For our accommodations, I wanted to try AirBnB and had come up with a list of potential places as early as end of July. (T and I had gone hostel hopping for our trip to Shanghai using hostelworld.com, and that had turned out quite well.) I finally decided on this place--a loft in Ximending, the "place-to-be" these days, that's two minutes' walk to the nearest train station.


Finally, I worked on our visas with only a month to go before the trip, as the application form strictly requires a place of residence at the intended destination. 

Processing time was a brief three days at the Taipei Economic and Cultural Office at the 41st floor of RCBC Plaza, Makati City. As of September 2016, they charged 2,400PHP per person. (Compare that to 4,000PHP per person and eight working days for processing at one of our local travel agencies.)  

The main papers themselves should be accomplished online and printed beforehand here. Note that the application is only in the morning, while pick-up is in the afternoon. 


On the day of departure, we arrived at the airport a little before 2AM, with a good one-and-a-half hours to spare before boarding. You must admit: The makeover of Ninoy Aquino International Airport's (NAIA) Terminal 1 is gorgeous. The check-in hall is now roomier and brighter (though that could also be attributed to the transfer of four of its biggest users--Singapore Airlines, Cathay Pacific, Emirates and Delta Airlines--to Terminal 3). Also, these photos were taken in the dead of night. 

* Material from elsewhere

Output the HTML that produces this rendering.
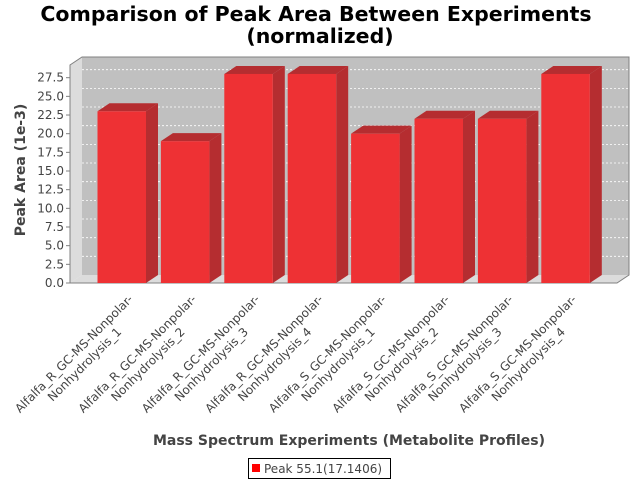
<!DOCTYPE html>
<html><head><meta charset="utf-8"><style>
html,body{margin:0;padding:0;background:#fff;}
body{width:640px;height:480px;overflow:hidden;position:relative;font-family:"DejaVu Sans","Liberation Sans",sans-serif;}
svg{position:absolute;left:0;top:0;}
</style></head><body>
<svg id="chart" width="640" height="480" xmlns="http://www.w3.org/2000/svg">
<text x="316" y="21" text-anchor="middle" font-family="DejaVu Sans, sans-serif" font-weight="bold" font-size="20.5">Comparison of Peak Area Between Experiments</text>
<text x="320" y="43" text-anchor="middle" font-family="DejaVu Sans, sans-serif" font-weight="bold" font-size="20.5">(normalized)</text>
<g id="plot"></g>
<text transform="translate(25,170) rotate(-90)" text-anchor="middle" font-family="DejaVu Sans, sans-serif" font-weight="bold" font-size="14" fill="#444">Peak Area (1e-3)</text>
<text x="349" y="445" text-anchor="middle" font-family="DejaVu Sans, sans-serif" font-weight="bold" font-size="14" fill="#444">Mass Spectrum Experiments (Metabolite Profiles)</text>
<g>
<rect x="248.5" y="458.5" width="142" height="20" fill="#fff" stroke="#000"/>
<rect x="252" y="464" width="8" height="8" fill="#ff0000"/>
<text x="264" y="473" font-family="DejaVu Sans, sans-serif" font-size="12" fill="#444">Peak 55.1(17.1406)</text>
</g>
</svg>
<script>
const categories = ["Alfalfa_R_GC-MS-Nonpolar-\nNonhydrolysis_1","Alfalfa_R_GC-MS-Nonpolar-\nNonhydrolysis_2","Alfalfa_R_GC-MS-Nonpolar-\nNonhydrolysis_3","Alfalfa_R_GC-MS-Nonpolar-\nNonhydrolysis_4","Alfalfa_S_GC-MS-Nonpolar-\nNonhydrolysis_1","Alfalfa_S_GC-MS-Nonpolar-\nNonhydrolysis_2","Alfalfa_S_GC-MS-Nonpolar-\nNonhydrolysis_3","Alfalfa_S_GC-MS-Nonpolar-\nNonhydrolysis_4"];
const values = [23,19,28,28,20,22,22,28];
const yTicks = [0,2.5,5,7.5,10,12.5,15,17.5,20,22.5,25,27.5];
const yTickLabels = ["0.0","2.5","5.0","7.5","10.0","12.5","15.0","17.5","20.0","22.5","25.0","27.5"];

const NS = "http://www.w3.org/2000/svg";
const plot = document.getElementById('plot');
const L = 70, R = 617, B = 283, T = 65, DX = 12, DY = 8;
const yMax = 29.2;
function y(v){ return B - v * (B - T) / yMax; }
const catStart = 97.5, step = 63.4, bw = 48.5;
function xLeft(i){ return catStart + i * step; }
function mk(tag, attrs){ const e = document.createElementNS(NS, tag); for (const k in attrs) e.setAttribute(k, attrs[k]); return e; }

let e = mk('polygon', {points:`${L},${T} ${L+DX},${T-DY} ${L+DX},${B-DY} ${L},${B}`, fill:'#dcdcdc', stroke:'none'});


plot.appendChild(e);
e = mk('polygon', {points:`${L},${B} ${L+DX},${B-DY} ${R+DX},${B-DY} ${R},${B}`, fill:'#dcdcdc', stroke:'none'});


plot.appendChild(e);
e = mk('rect', {x:L+DX, y:T-DY, width:R-L, height:B-T, fill:'#c0c0c0'});


plot.appendChild(e);
e = mk('polyline', {points:`${L},${B} ${L},${T} ${L+DX},${T-DY} ${R+DX},${T-DY} ${R+DX},${B-DY} ${R},${B} ${L},${B}`, fill:'none', stroke:'#808080', 'stroke-width':1});


plot.appendChild(e);

yTicks.forEach((t, i) => {
  const yy = y(t);
  if (t > 0) {
    const g = mk('line', {x1:L+DX, x2:R+DX, y1:yy-DY, y2:yy-DY, stroke:'#ffffff', 'stroke-dasharray':'2,2', 'stroke-width':0.8});
    
    
    plot.appendChild(g);
  }
  const tk = mk('line', {x1:L-4, x2:L, y1:yy, y2:yy, stroke:'#808080'});
  
  
  plot.appendChild(tk);
  const tl = mk('text', {x:L-6, y:yy+4, 'text-anchor':'end', 'font-size':12, fill:'#444', 'font-family':'DejaVu Sans, sans-serif'});
  tl.textContent = yTickLabels[i];
  
  
  plot.appendChild(tl);
});

values.forEach((v, i) => {
  const x0 = xLeft(i), yt = y(v);
  const g = mk('g', {});
  
  
  g.appendChild(mk('polygon', {points:`${x0+bw},${yt} ${x0+bw+DX},${yt-DY} ${x0+bw+DX},${B-DY} ${x0+bw},${B}`, fill:'#b52d30'}));
  g.appendChild(mk('polygon', {points:`${x0},${yt} ${x0+DX},${yt-DY} ${x0+bw+DX},${yt-DY} ${x0+bw},${yt}`, fill:'#b52d30'}));
  g.appendChild(mk('rect', {x:x0, y:yt, width:bw, height:B-yt, fill:'#ee3134'}));
  plot.appendChild(g);

  const [l1, l2] = categories[i].split('\n');
  const ax = x0 + bw/2 + 7, ay = 292;
  const lab = mk('text', {transform:`translate(${ax},${ay}) rotate(-45)`, 'font-size':12, fill:'#444', 'font-family':'DejaVu Sans, sans-serif', 'text-anchor':'middle'});
  
  
  const w1 = 165;
  const t1 = mk('tspan', {x:-w1/2, y:9}); t1.textContent = l1;
  const t2 = mk('tspan', {x:-w1/2, y:24}); t2.textContent = l2;
  lab.appendChild(t1); lab.appendChild(t2);
  plot.appendChild(lab);
});
</script>
</body></html>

We paid the 1,620PHP travel tax, as EVA Air still hadn't included this in its system. Check-in was a breeze: 3 counters for economy class, 2 for business class and 1 for baggage drop, though in the end, they were already accommodating economy class passengers in all counters. Immigration was also a breeze, and by 2:30AM, we were already in the pre-departures area.

NAIA Terminal 1 check-in hall.

 EVA Air check-in counters.

 Terminal 1 departures board.

Departures immigration.

We were flying an A321, and boarding commenced promptly at 3:30AM. This is an area where EVA Air could certainly improve in. Apparently, they don't board by rows, but by "seating zones" in the pre-departure area. Those "seating zones" don't even mean anything; they're just rows of chairs bunched together by proximity, and anyone can sit in any of them. The whole procedure is absolute nonsense; it's basically boarding at random. 

 Air China B737-800 to Beijing; Asiana Airlines A321-200 to Busan.

 Hallway to our pre-departure area.

 Air China B737-800 at Gate 2.

Our plane: A321. (Photo taken upon arrival in Manila.)

We left the gate promptly at 4AM, though it was a 10-minute taxi to the other end of Runway 6/24. We had been assigned exit row seats, which meant great leg room! Onboard, the flight attendants were attentive and approachable, without being too familiar. 

Legroom at Seat 26K!

For the early breakfast, the choices were "fish rice" and "omelette." The meals went with a side of cold chicken salad (bland) and fruit (fresh and sweet), as well as apple juice and the tea/coffee service after. My sister got the fish rice, which she found too salty. I got the omelette, which was okay; it went with soggy roasted potatoes, a slab of ham and vegetables. Overall, the food was nothing stellar. We slept the rest of the way, and our flight arrived in Taipei-Taoyuan International Airport at 5:59AM.

"Fish rice." 

"Omelette." 

EVA Air B777-300ER greeting us upon arrival.